Given request → Starting with the first line of the listing, quote each line exactly until and including the one with "import plotly.graph_objects as go", leaving pictures out.

Supplied data →
_ _ _

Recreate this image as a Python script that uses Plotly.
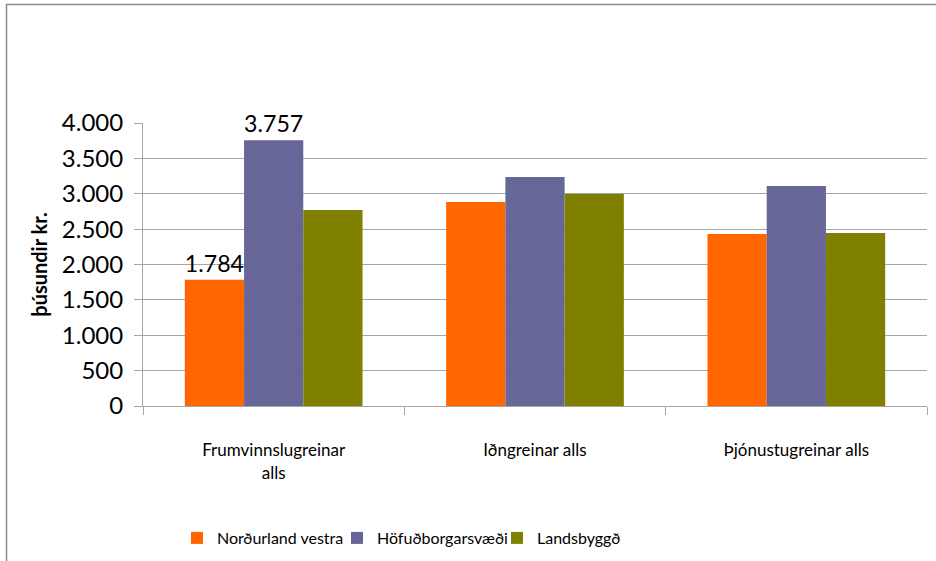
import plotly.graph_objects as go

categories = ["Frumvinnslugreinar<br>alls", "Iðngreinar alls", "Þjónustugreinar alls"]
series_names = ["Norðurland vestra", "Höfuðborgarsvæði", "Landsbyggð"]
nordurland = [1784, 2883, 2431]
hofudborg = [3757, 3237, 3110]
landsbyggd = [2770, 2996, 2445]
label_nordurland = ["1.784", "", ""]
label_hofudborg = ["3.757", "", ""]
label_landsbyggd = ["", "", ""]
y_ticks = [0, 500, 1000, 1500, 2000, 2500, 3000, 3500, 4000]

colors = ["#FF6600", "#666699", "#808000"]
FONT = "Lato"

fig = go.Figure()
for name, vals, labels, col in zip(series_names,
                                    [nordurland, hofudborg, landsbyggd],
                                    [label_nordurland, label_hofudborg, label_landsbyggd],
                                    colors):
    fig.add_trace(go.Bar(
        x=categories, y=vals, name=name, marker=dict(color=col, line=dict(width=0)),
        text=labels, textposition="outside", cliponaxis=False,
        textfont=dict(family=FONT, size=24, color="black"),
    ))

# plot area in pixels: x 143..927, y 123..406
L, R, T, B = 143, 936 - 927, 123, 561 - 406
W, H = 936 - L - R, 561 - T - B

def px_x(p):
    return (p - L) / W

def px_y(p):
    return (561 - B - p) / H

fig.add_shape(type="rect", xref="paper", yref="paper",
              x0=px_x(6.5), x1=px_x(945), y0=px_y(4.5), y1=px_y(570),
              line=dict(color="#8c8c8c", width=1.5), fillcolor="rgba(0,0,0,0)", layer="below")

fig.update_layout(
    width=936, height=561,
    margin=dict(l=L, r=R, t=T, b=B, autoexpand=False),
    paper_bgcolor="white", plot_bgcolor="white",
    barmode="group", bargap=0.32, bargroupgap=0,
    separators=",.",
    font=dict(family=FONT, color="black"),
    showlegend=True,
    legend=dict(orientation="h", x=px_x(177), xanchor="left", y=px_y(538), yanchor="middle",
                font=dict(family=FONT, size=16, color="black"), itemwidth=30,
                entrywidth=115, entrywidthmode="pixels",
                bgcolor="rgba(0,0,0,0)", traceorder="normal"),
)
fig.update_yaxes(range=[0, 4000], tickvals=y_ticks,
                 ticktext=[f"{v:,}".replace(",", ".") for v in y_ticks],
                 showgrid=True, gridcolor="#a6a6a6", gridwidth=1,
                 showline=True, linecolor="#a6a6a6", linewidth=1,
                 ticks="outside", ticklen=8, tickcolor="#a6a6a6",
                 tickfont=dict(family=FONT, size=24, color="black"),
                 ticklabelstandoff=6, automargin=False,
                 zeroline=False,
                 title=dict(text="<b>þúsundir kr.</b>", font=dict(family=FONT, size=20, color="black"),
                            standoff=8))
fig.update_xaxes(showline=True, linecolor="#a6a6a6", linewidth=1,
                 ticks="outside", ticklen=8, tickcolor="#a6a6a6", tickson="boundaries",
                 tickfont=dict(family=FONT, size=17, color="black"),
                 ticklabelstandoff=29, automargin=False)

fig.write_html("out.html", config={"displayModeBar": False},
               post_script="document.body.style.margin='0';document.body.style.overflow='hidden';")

_ _ _

Answer to the exercise →
Recreate this image as a Python script that uses Plotly.
import plotly.graph_objects as go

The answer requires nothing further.